◆ Given instruction ◆
Write out the entire listing below exactly as it appears, minus any pictures.
┌────────
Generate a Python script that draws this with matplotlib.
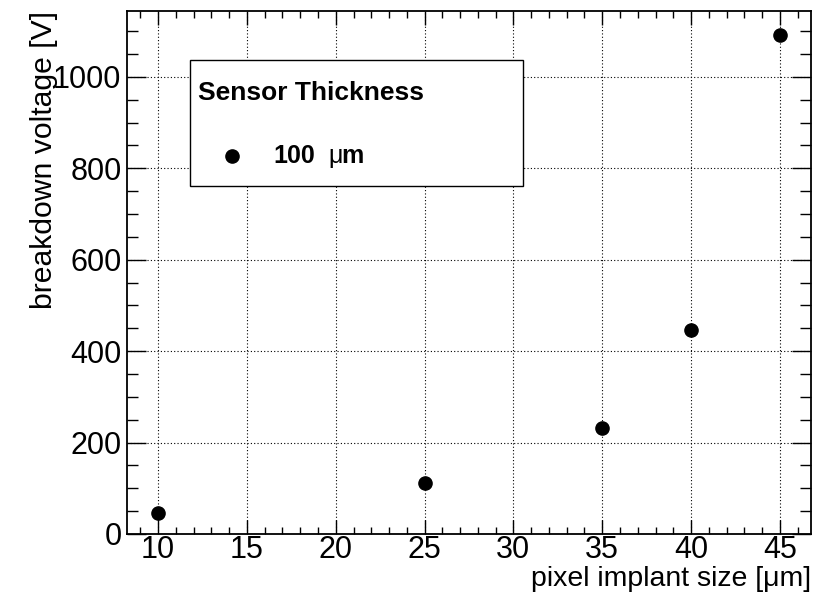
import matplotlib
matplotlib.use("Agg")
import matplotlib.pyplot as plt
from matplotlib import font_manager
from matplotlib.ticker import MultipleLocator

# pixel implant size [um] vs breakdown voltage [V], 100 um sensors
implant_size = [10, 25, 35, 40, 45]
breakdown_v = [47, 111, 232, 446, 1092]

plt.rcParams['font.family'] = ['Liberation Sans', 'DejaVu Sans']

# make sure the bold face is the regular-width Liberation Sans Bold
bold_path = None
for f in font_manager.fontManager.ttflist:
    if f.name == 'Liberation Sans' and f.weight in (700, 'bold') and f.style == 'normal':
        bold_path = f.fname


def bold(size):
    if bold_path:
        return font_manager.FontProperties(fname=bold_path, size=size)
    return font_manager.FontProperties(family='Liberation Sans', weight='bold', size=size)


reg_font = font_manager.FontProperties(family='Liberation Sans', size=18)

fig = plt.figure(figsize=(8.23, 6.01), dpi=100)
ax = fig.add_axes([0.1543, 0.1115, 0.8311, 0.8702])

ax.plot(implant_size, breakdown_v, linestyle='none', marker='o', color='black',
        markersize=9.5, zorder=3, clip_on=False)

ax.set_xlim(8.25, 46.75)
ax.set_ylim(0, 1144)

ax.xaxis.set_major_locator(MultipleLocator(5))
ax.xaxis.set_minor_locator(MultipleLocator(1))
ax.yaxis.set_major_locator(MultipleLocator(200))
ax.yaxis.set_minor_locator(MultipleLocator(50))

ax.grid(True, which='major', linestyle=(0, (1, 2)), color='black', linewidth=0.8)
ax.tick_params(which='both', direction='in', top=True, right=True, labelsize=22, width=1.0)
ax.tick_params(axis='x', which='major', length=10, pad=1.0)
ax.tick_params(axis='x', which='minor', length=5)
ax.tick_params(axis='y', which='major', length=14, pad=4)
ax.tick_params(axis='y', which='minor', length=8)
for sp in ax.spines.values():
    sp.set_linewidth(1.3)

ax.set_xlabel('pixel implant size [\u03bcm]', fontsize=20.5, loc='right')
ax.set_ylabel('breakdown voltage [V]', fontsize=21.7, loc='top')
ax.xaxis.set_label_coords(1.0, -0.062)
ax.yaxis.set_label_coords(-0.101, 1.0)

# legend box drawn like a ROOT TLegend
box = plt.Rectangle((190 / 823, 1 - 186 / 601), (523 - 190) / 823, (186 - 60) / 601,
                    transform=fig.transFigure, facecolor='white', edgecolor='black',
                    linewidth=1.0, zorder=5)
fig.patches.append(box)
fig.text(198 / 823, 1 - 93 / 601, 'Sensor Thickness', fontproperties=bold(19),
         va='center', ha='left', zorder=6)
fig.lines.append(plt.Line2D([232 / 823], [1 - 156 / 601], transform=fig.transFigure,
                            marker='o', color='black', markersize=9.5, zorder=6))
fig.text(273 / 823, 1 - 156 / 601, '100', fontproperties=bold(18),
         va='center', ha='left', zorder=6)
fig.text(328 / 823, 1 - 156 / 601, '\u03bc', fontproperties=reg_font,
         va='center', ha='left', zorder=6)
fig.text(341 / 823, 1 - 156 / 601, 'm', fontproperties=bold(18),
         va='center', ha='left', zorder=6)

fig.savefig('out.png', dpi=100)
└────────
◆ Final answer ◆
Generate a Python script that draws this with matplotlib.
import matplotlib
matplotlib.use("Agg")
import matplotlib.pyplot as plt
from matplotlib import font_manager
from matplotlib.ticker import MultipleLocator

# pixel implant size [um] vs breakdown voltage [V], 100 um sensors
implant_size = [10, 25, 35, 40, 45]
breakdown_v = [47, 111, 232, 446, 1092]

plt.rcParams['font.family'] = ['Liberation Sans', 'DejaVu Sans']

# make sure the bold face is the regular-width Liberation Sans Bold
bold_path = None
for f in font_manager.fontManager.ttflist:
    if f.name == 'Liberation Sans' and f.weight in (700, 'bold') and f.style == 'normal':
        bold_path = f.fname


def bold(size):
    if bold_path:
        return font_manager.FontProperties(fname=bold_path, size=size)
    return font_manager.FontProperties(family='Liberation Sans', weight='bold', size=size)


reg_font = font_manager.FontProperties(family='Liberation Sans', size=18)

fig = plt.figure(figsize=(8.23, 6.01), dpi=100)
ax = fig.add_axes([0.1543, 0.1115, 0.8311, 0.8702])

ax.plot(implant_size, breakdown_v, linestyle='none', marker='o', color='black',
        markersize=9.5, zorder=3, clip_on=False)

ax.set_xlim(8.25, 46.75)
ax.set_ylim(0, 1144)

ax.xaxis.set_major_locator(MultipleLocator(5))
ax.xaxis.set_minor_locator(MultipleLocator(1))
ax.yaxis.set_major_locator(MultipleLocator(200))
ax.yaxis.set_minor_locator(MultipleLocator(50))

ax.grid(True, which='major', linestyle=(0, (1, 2)), color='black', linewidth=0.8)
ax.tick_params(which='both', direction='in', top=True, right=True, labelsize=22, width=1.0)
ax.tick_params(axis='x', which='major', length=10, pad=1.0)
ax.tick_params(axis='x', which='minor', length=5)
ax.tick_params(axis='y', which='major', length=14, pad=4)
ax.tick_params(axis='y', which='minor', length=8)
for sp in ax.spines.values():
    sp.set_linewidth(1.3)

ax.set_xlabel('pixel implant size [\u03bcm]', fontsize=20.5, loc='right')
ax.set_ylabel('breakdown voltage [V]', fontsize=21.7, loc='top')
ax.xaxis.set_label_coords(1.0, -0.062)
ax.yaxis.set_label_coords(-0.101, 1.0)

# legend box drawn like a ROOT TLegend
box = plt.Rectangle((190 / 823, 1 - 186 / 601), (523 - 190) / 823, (186 - 60) / 601,
                    transform=fig.transFigure, facecolor='white', edgecolor='black',
                    linewidth=1.0, zorder=5)
fig.patches.append(box)
fig.text(198 / 823, 1 - 93 / 601, 'Sensor Thickness', fontproperties=bold(19),
         va='center', ha='left', zorder=6)
fig.lines.append(plt.Line2D([232 / 823], [1 - 156 / 601], transform=fig.transFigure,
                            marker='o', color='black', markersize=9.5, zorder=6))
fig.text(273 / 823, 1 - 156 / 601, '100', fontproperties=bold(18),
         va='center', ha='left', zorder=6)
fig.text(328 / 823, 1 - 156 / 601, '\u03bc', fontproperties=reg_font,
         va='center', ha='left', zorder=6)
fig.text(341 / 823, 1 - 156 / 601, 'm', fontproperties=bold(18),
         va='center', ha='left', zorder=6)

fig.savefig('out.png', dpi=100)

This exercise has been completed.